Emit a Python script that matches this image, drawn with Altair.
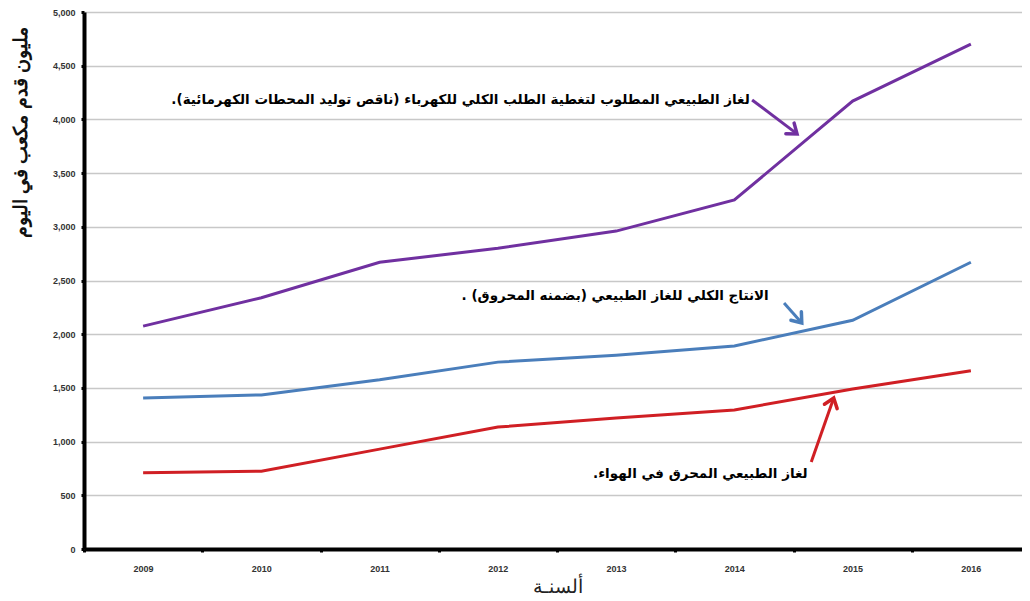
import altair as alt
import pandas as pd

years = [2009, 2010, 2011, 2012, 2013, 2014, 2015, 2016]
demand = [2075, 2340, 2670, 2800, 2960, 3250, 4170, 4700]
production = [1405, 1435, 1575, 1740, 1805, 1890, 2130, 2670]
flared = [710, 725, 930, 1135, 1220, 1295, 1490, 1660]

series_names = ["demand", "production", "flared"]
series_colors = ["#7030A0", "#4A7EBB", "#D01F24"]

RLM = "\u200f"
label_texts = [
    "لغاز الطبيعي المطلوب لتغطية الطلب الكلي للكهرباء (ناقص توليد المحطات الكهرمائية)." + RLM,
    "الانتاج الكلي للغاز الطبيعي  (بضمنه المحروق) ." + RLM,
    "لغاز الطبيعي المحرق في الهواء." + RLM,
]
label_x = [2014.13, 2014.29, 2014.62]
label_y = [4181, 2356, 698]

arrow_x1 = [2014.15, 2014.42, 2014.65]
arrow_y1 = [4181, 2290, 810]
arrow_x2 = [2014.53, 2014.57, 2014.84]
arrow_y2 = [3865, 2105, 1406]
arrow_angle = [128, 141, 19]

rows = []
for name, vals in zip(series_names, [demand, production, flared]):
    for y, v in zip(years, vals):
        rows.append({"year": y, "value": v, "series": name})
df = pd.DataFrame(rows)

ann = pd.DataFrame({"x": label_x, "y": label_y, "text": label_texts})
arr = pd.DataFrame({
    "x1": arrow_x1, "y1": arrow_y1, "x2": arrow_x2, "y2": arrow_y2,
    "angle": arrow_angle, "series": series_names,
})

xscale = alt.Scale(domain=[2008.5, 2016.5], nice=False, zero=False)
yscale = alt.Scale(domain=[0, 5000], nice=False)
cscale = alt.Scale(domain=series_names, range=series_colors)

x_axis = alt.Axis(
    values=[2008.5 + i for i in range(8)],
    labelExpr="format(datum.value + 0.5, 'd')",
    labelOffset=59, labelFlush=False, labelFontSize=9, labelFontWeight="bold",
    labelColor="#333", labelPadding=12,
    grid=False, domainColor="black", domainWidth=4,
    tickColor="black", tickSize=3, tickWidth=3,
    title="ألسنـة", titleFontSize=19, titleFontWeight="normal",
    titlePadding=4, titleColor="#222",
)
y_axis = alt.Axis(
    values=list(range(0, 5001, 500)), format=",d",
    labelFontSize=9, labelFontWeight="bold", labelColor="#333", labelPadding=6,
    grid=True, gridColor="#c8c8c8", gridWidth=1.5,
    domainColor="black", domainWidth=4,
    tickColor="black", tickSize=3, tickWidth=3,
    title="مليون قدم مكعب في اليوم", titleFontSize=19, titleFontWeight="bold",
    titleAngle=270, titleX=-64, titleY=120, titleAlign="center",
    titleBaseline="middle", titleColor="#111",
)

lines = alt.Chart(df).mark_line(strokeWidth=3).encode(
    x=alt.X("year:Q", scale=xscale, axis=x_axis),
    y=alt.Y("value:Q", scale=yscale, axis=y_axis),
    color=alt.Color("series:N", scale=cscale, legend=None),
)

shafts = alt.Chart(arr).mark_rule(strokeWidth=3).encode(
    x=alt.X("x1:Q", scale=xscale),
    y=alt.Y("y1:Q", scale=yscale),
    x2="x2:Q", y2="y2:Q",
    color=alt.Color("series:N", scale=cscale, legend=None),
)
heads = alt.Chart(arr).mark_point(
    shape="M -0.75 1 L 0 0 L 0.75 1", filled=False, size=320, strokeWidth=3.5,
    opacity=1, strokeCap="round", strokeJoin="miter",
).encode(
    x=alt.X("x2:Q", scale=xscale),
    y=alt.Y("y2:Q", scale=yscale),
    angle=alt.Angle("angle:Q", scale=None),
    color=alt.Color("series:N", scale=cscale, legend=None),
)

texts = alt.Chart(ann).mark_text(
    align="right", baseline="middle", fontSize=13.5, fontWeight="bold",
    font="DejaVu Sans", color="black",
).encode(
    x=alt.X("x:Q", scale=xscale),
    y=alt.Y("y:Q", scale=yscale),
    text="text:N",
)

chart = alt.layer(lines, shafts, heads, texts).properties(
    width=946, height=537,
    autosize=alt.AutoSizeParams(type="none"),
    padding={"left": 76, "top": 4, "right": -8, "bottom": 50},
    background="white",
).configure_view(stroke=None)

chart.save("out.html", embed_options={"renderer": "svg", "actions": False})
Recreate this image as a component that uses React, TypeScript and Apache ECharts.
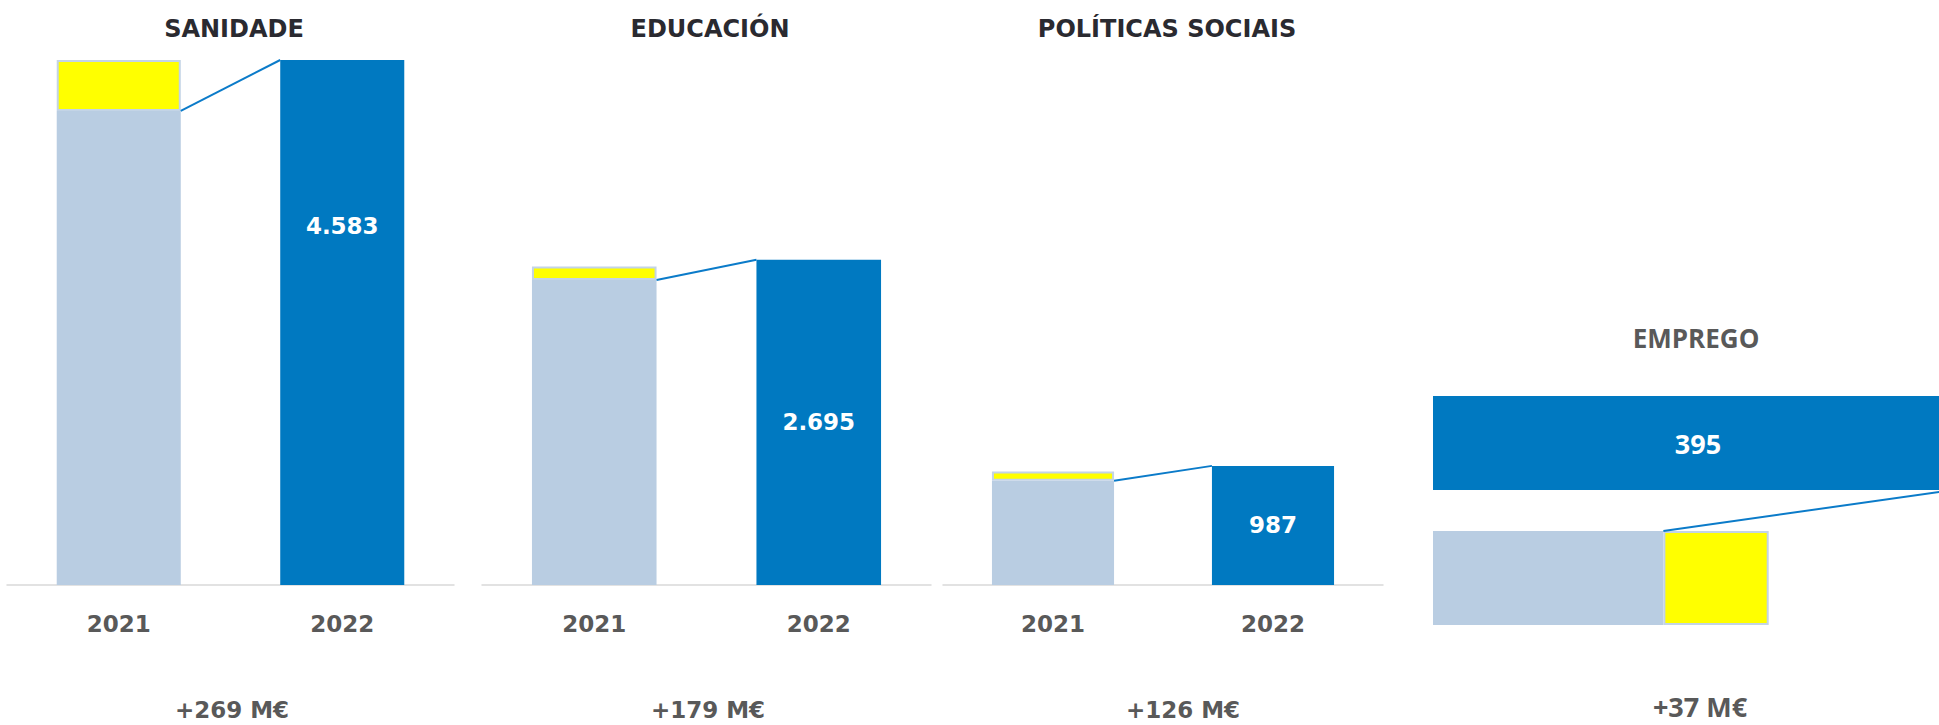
import React, { useEffect, useRef } from "react";
import * as echarts from "echarts";

const panels = ["SANIDADE", "EDUCACIÓN", "POLÍTICAS SOCIAIS", "EMPREGO"];
const years = ["2021", "2022"];
const base2021 = [4138, 2527, 864, 175];
const extra2021 = [445, 112, 77, 80];
const value2022 = [4583, 2695, 987, 395];
const increments = ["+269 M€", "+179 M€", "+126 M€", "+37 M€"];
const axisMax = [4583, 4350, 4350, 395];

const LIGHT = "#B9CDE2";
const DARK = "#0079C1";
const YELLOW = "#FFFF00";
const LINE = "#0B7BC9";
const GREY = "#595959";
const FONT = "DejaVu Sans";
const FONT_E = "Open Sans";

const fmt = (v: number) => String(v).replace(/\B(?=(\d{3})+(?!\d))/g, ".");

const vGrids = [
  { left: 7, width: 447, top: 60, height: 525 },
  { left: 482, width: 449, top: 60, height: 525 },
  { left: 943, width: 440, top: 60, height: 525 },
];
const hGrid = { left: 1433, width: 520, top: 375.5, height: 270 };

const titlePos = [
  [234, 29],
  [710, 29],
  [1167, 29],
  [1696, 338],
];
const incPos = [
  [232, 710],
  [708, 710],
  [1183, 710],
  [1700, 706],
];

export default function App() {
  const ref = useRef<HTMLDivElement>(null);
  useEffect(() => {
    if (!ref.current) return;
    const chart = echarts.init(ref.current, null, { renderer: "svg" });
    const VR = 0.555;
    const HR = 0.696;

    const xAxis: any[] = [];
    const yAxis: any[] = [];
    const series: any[] = [];

    for (let i = 0; i < 3; i++) {
      xAxis.push({
        type: "category",
        gridIndex: i,
        data: years,
        axisLine: { show: true, lineStyle: { color: "#D9D9D9", width: 1.5 } },
        axisTick: { show: false },
        axisLabel: {
          fontFamily: FONT,
          fontWeight: "bold",
          fontSize: 23,
          color: GREY,
          margin: 27,
        },
      });
      yAxis.push({ type: "value", gridIndex: i, min: 0, max: axisMax[i], show: false });
      const stack = "p" + i;
      series.push({
        type: "bar",
        xAxisIndex: i,
        yAxisIndex: i,
        stack,
        barWidth: VR * 100 + "%",
        data: [base2021[i], "-"],
        itemStyle: { color: LIGHT },
      });
      series.push({
        type: "bar",
        xAxisIndex: i,
        yAxisIndex: i,
        stack,
        barWidth: VR * 100 + "%",
        data: [extra2021[i], "-"],
        itemStyle: { color: YELLOW, borderColor: "#C3D4E6", borderWidth: 2 },
      });
      series.push({
        type: "bar",
        xAxisIndex: i,
        yAxisIndex: i,
        stack,
        barWidth: VR * 100 + "%",
        data: ["-", value2022[i]],
        itemStyle: { color: DARK },
        label: {
          show: true,
          position: i === 0 ? ["50%", 166] : "inside",
          align: "center",
          verticalAlign: "middle",
          formatter: (p: any) => fmt(p.value),
          color: "#FFFFFF",
          fontFamily: FONT,
          fontWeight: "bold",
          fontSize: 23,
        },
      });
      series.push({
        type: "custom",
        xAxisIndex: i,
        yAxisIndex: i,
        encode: { x: 0, y: 1 },
        data: [[0, base2021[i], 1, value2022[i]]],
        z: 5,
        renderItem: (params: any, api: any) => {
          const p1 = api.coord([0, api.value(1)]);
          const p2 = api.coord([1, api.value(3)]);
          const half = (api.size([1, 0])[0] * VR) / 2;
          return {
            type: "line",
            shape: { x1: p1[0] + half, y1: p1[1], x2: p2[0] - half, y2: p2[1] },
            style: { stroke: LINE, lineWidth: 2 },
          };
        },
      });
    }

    // EMPREGO horizontal panel
    xAxis.push({ type: "value", gridIndex: 3, min: 0, max: axisMax[3], show: false });
    yAxis.push({ type: "category", gridIndex: 3, data: years, show: false });
    series.push({
      type: "bar",
      xAxisIndex: 3,
      yAxisIndex: 3,
      stack: "p3",
      barWidth: HR * 100 + "%",
      data: [base2021[3], "-"],
      itemStyle: { color: LIGHT },
    });
    series.push({
      type: "bar",
      xAxisIndex: 3,
      yAxisIndex: 3,
      stack: "p3",
      barWidth: HR * 100 + "%",
      data: [extra2021[3], "-"],
      itemStyle: { color: YELLOW, borderColor: "#C3D4E6", borderWidth: 2 },
    });
    series.push({
      type: "bar",
      xAxisIndex: 3,
      yAxisIndex: 3,
      stack: "p3",
      barWidth: HR * 100 + "%",
      data: ["-", value2022[3]],
      itemStyle: { color: DARK },
      label: {
        show: true,
        position: "inside",
        offset: [5, 0],
        formatter: (p: any) => fmt(p.value),
        color: "#FFFFFF",
        fontFamily: FONT_E,
        fontWeight: "bold",
        fontSize: 27,
      },
    });
    series.push({
      type: "custom",
      xAxisIndex: 3,
      yAxisIndex: 3,
      encode: { x: 0, y: 1 },
      data: [[base2021[3], 0, value2022[3], 1]],
      z: 5,
      renderItem: (params: any, api: any) => {
        const p1 = api.coord([api.value(0), 0]);
        const p2 = api.coord([api.value(2), 1]);
        const half = (api.size([0, 1])[1] * HR) / 2;
        return {
          type: "line",
          shape: { x1: p1[0], y1: p1[1] - half, x2: p2[0], y2: p2[1] + half },
          style: { stroke: LINE, lineWidth: 2 },
        };
      },
    });

    const graphics: any[] = [];
    panels.forEach((name, i) => {
      const isE = i === 3;
      graphics.push({
        type: "text",
        x: titlePos[i][0],
        y: titlePos[i][1],
        style: {
          text: name,
          align: "center",
          verticalAlign: "middle",
          fontFamily: isE ? FONT_E : FONT,
          fontWeight: "bold",
          fontSize: isE ? 26 : 24,
          fill: isE ? GREY : "#2A2A30",
        },
      });
      graphics.push({
        type: "text",
        x: incPos[i][0],
        y: incPos[i][1],
        style: {
          text: increments[i],
          align: "center",
          verticalAlign: "middle",
          fontFamily: isE ? FONT_E : FONT,
          fontWeight: "bold",
          fontSize: isE ? 27 : 23,
          fill: GREY,
        },
      });
    });

    chart.setOption({
      animation: false,
      backgroundColor: "#FFFFFF",
      grid: [...vGrids, hGrid],
      xAxis,
      yAxis,
      series,
      graphic: graphics,
    });
    return () => chart.dispose();
  }, []);

  return (
    <div
      style={{
        position: "fixed",
        left: 0,
        top: 0,
        width: 1939,
        height: 725,
        overflow: "hidden",
        background: "#fff",
      }}
    >
      <div ref={ref} style={{ width: 1960, height: 725 }} />
    </div>
  );
}
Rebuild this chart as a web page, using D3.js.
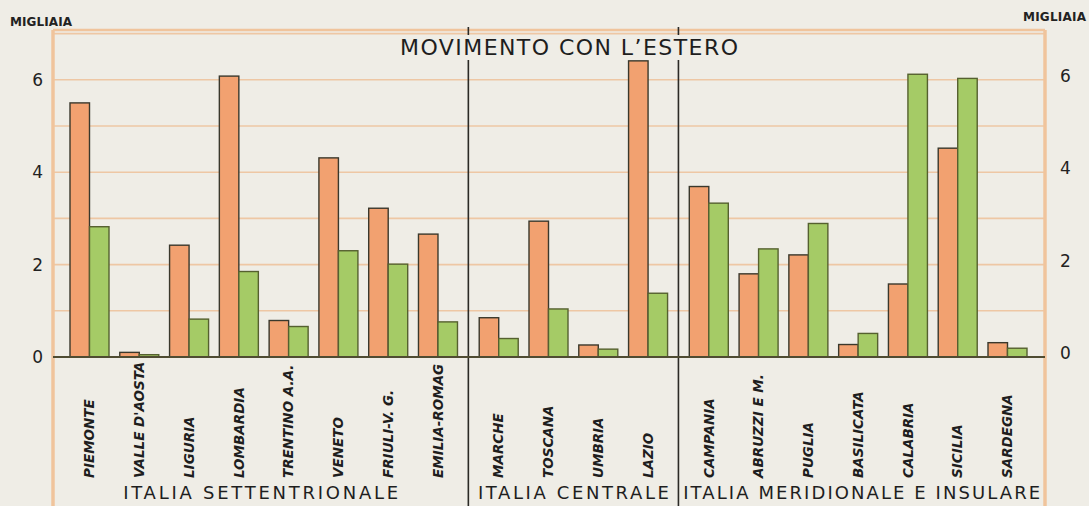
<!DOCTYPE html>
<html>
<head>
<meta charset="utf-8">
<script src="https://cdn.jsdelivr.net/npm/d3@7"></script>
<style>
  body { margin: 0; background: #efede6; }
  svg { display: block; }
</style>
</head>
<body>
<div id="chart"></div>
<script>
const regions = ['PIEMONTE', "VALLE D'AOSTA", 'LIGURIA', 'LOMBARDIA', 'TRENTINO A.A.', 'VENETO', 'FRIULI-V. G.', 'EMILIA-ROMAG',
  'MARCHE', 'TOSCANA', 'UMBRIA', 'LAZIO',
  'CAMPANIA', 'ABRUZZI E M.', 'PUGLIA', 'BASILICATA', 'CALABRIA', 'SICILIA', 'SARDEGNA'];
const groupNames = ['ITALIA  SETTENTRIONALE', 'ITALIA  CENTRALE', 'ITALIA  MERIDIONALE  E  INSULARE'];
const groupOf = [0, 0, 0, 0, 0, 0, 0, 0, 1, 1, 1, 1, 2, 2, 2, 2, 2, 2, 2];
// migliaia
const orangeValues = [5.50, 0.10, 2.42, 6.08, 0.79, 4.31, 3.22, 2.66, 0.85, 2.94, 0.26, 6.41, 3.69, 1.80, 2.21, 0.27, 1.58, 4.52, 0.31];
const greenValues = [2.82, 0.05, 0.82, 1.85, 0.66, 2.30, 2.01, 0.76, 0.40, 1.04, 0.17, 1.38, 3.33, 2.34, 2.89, 0.51, 6.12, 6.03, 0.19];
const yTicks = [0, 2, 4, 6];
const gridValues = [1, 2, 3, 4, 5, 6, 7];

const width = 1089;
const height = 506;
const frame = { left: 53, right: 1045, top: 30 };
const groupGap = 0.22;

const svg = d3.select('#chart')
  .append('svg')
  .attr('width', width)
  .attr('height', height)
  .attr('viewBox', [0, 0, width, height]);

svg.append('rect').attr('width', width).attr('height', height).attr('fill', '#efede6');

const y = d3.scaleLinear()
  .domain([0, 7])
  .range([357, 33.6]);

const slot = i => i + groupOf[i] * groupGap;
const x = d3.scaleLinear()
  .domain([0, slot(regions.length - 1)])
  .range([70, 988]);

const inner = d3.scaleBand()
  .domain(['o', 'g'])
  .range([0, 39]);

// gridlines
svg.append('g')
  .selectAll('line')
  .data(gridValues)
  .join('line')
  .attr('x1', frame.left)
  .attr('x2', frame.right)
  .attr('y1', d => y(d))
  .attr('y2', d => y(d))
  .attr('stroke', '#eec7a4')
  .attr('stroke-width', 1.6);

// frame
svg.append('line').attr('x1', frame.left).attr('x2', frame.right).attr('y1', frame.top).attr('y2', frame.top)
  .attr('stroke', '#f0c49c').attr('stroke-width', 2.5);
svg.append('g')
  .selectAll('line')
  .data([frame.left, frame.right])
  .join('line')
  .attr('x1', d => d).attr('x2', d => d)
  .attr('y1', frame.top).attr('y2', height)
  .attr('stroke', '#f0c49c')
  .attr('stroke-width', 3.5);

// dividers between groups
const dividers = [7, 11].map(i => (x(slot(i)) + inner.range()[1] + x(slot(i + 1))) / 2);
const divG = svg.append('g').attr('stroke', '#2b2a26').attr('stroke-width', 1.6);
dividers.forEach(d => {
  divG.append('line').attr('x1', d).attr('x2', d).attr('y1', 27).attr('y2', 35);
  divG.append('line').attr('x1', d).attr('x2', d).attr('y1', 60).attr('y2', height);
});

// bars
const rows = regions.map((r, i) => ({ r, i, o: orangeValues[i], g: greenValues[i] }));
const barG = svg.append('g').attr('stroke', '#3a382c').attr('stroke-width', 1.4);
barG.selectAll('rect.o')
  .data(rows)
  .join('rect')
  .attr('class', 'o')
  .attr('x', d => x(slot(d.i)) + inner('o'))
  .attr('y', d => y(d.o))
  .attr('width', inner.bandwidth())
  .attr('height', d => y(0) - y(d.o))
  .attr('fill', '#f2a170');
barG.selectAll('rect.g')
  .data(rows)
  .join('rect')
  .attr('class', 'g')
  .attr('x', d => x(slot(d.i)) + inner('g'))
  .attr('y', d => y(d.g))
  .attr('width', inner.bandwidth())
  .attr('height', d => y(0) - y(d.g))
  .attr('fill', '#a5cb66')
  .attr('stroke', '#55602f');

// zero line
svg.append('line')
  .attr('x1', frame.left).attr('x2', frame.right)
  .attr('y1', y(0)).attr('y2', y(0))
  .attr('stroke', '#4f4c32')
  .attr('stroke-width', 2);

// axes
const axisFont = "'DejaVu Sans', sans-serif";
const left = svg.append('g')
  .attr('transform', 'translate(43,0)')
  .call(d3.axisLeft(y).tickValues(yTicks).tickFormat(d3.format('d')).tickSize(0).tickPadding(0));
left.select('.domain').remove();
left.selectAll('text').attr('font-size', 17).attr('font-family', axisFont).attr('fill', '#222');

const right = svg.append('g')
  .attr('transform', 'translate(1060,-4)')
  .call(d3.axisRight(y).tickValues(yTicks).tickFormat(d3.format('d')).tickSize(0).tickPadding(0));
right.select('.domain').remove();
right.selectAll('text').attr('font-size', 17).attr('font-family', axisFont).attr('fill', '#222');

svg.append('text').attr('x', 10).attr('y', 26).text('MIGLIAIA')
  .attr('font-size', 12).attr('font-weight', 'bold').attr('font-family', axisFont).attr('fill', '#222')
  .attr('textLength', 62);
svg.append('text').attr('x', 1023).attr('y', 21).text('MIGLIAIA')
  .attr('font-size', 12).attr('font-weight', 'bold').attr('font-family', axisFont).attr('fill', '#222')
  .attr('textLength', 63);

// title
svg.append('text')
  .attr('x', 400).attr('y', 55)
  .attr('font-size', 22)
  .attr('font-family', axisFont)
  .attr('fill', '#1e1e1e')
  .attr('textLength', 338)
  .attr('lengthAdjust', 'spacing')
  .text("MOVIMENTO CON L\u2019ESTERO");

// category labels
svg.append('g')
  .selectAll('text')
  .data(rows)
  .join('text')
  .attr('transform', d => `translate(${x(slot(d.i)) + inner.range()[1] / 2},478) rotate(-90)`)
  .attr('dy', '0.35em')
  .attr('font-size', 13.5)
  .attr('font-weight', 'bold')
  .attr('font-style', 'italic')
  .attr('font-family', axisFont)
  .attr('fill', '#1e1e1e')
  .text(d => d.r);

// group labels
const spans = [[frame.left, dividers[0]], [dividers[0], dividers[1]], [dividers[1], frame.right]];
const groupWidths = [275, 191, 357];
svg.append('g')
  .selectAll('text')
  .data(groupNames)
  .join('text')
  .attr('x', (d, i) => (spans[i][0] + spans[i][1]) / 2 - groupWidths[i] / 2)
  .attr('y', 499)
  .attr('font-size', 18)
  .attr('font-family', axisFont)
  .attr('fill', '#1e1e1e')
  .attr('textLength', (d, i) => groupWidths[i])
  .attr('lengthAdjust', 'spacing')
  .text(d => d);
</script>
</body>
</html>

————

Task details: Your task is to reproduce only the lines from the one with "Recreate this image" through the one with "const fmt = (v: number)", keeping both ends. Skip every picture.

Result of this exercise:
Recreate this image as a component that uses React, TypeScript and Apache ECharts.
import React, { useEffect, useRef } from "react";
import * as echarts from "echarts";

const panels = ["SANIDADE", "EDUCACIÓN", "POLÍTICAS SOCIAIS", "EMPREGO"];
const years = ["2021", "2022"];
const base2021 = [4138, 2527, 864, 175];
const extra2021 = [445, 112, 77, 80];
const value2022 = [4583, 2695, 987, 395];
const increments = ["+269 M€", "+179 M€", "+126 M€", "+37 M€"];
const axisMax = [4583, 4350, 4350, 395];

const LIGHT = "#B9CDE2";
const DARK = "#0079C1";
const YELLOW = "#FFFF00";
const LINE = "#0B7BC9";
const GREY = "#595959";
const FONT = "DejaVu Sans";
const FONT_E = "Open Sans";

const fmt = (v: number) => String(v).replace(/\B(?=(\d{3})+(?!\d))/g, ".");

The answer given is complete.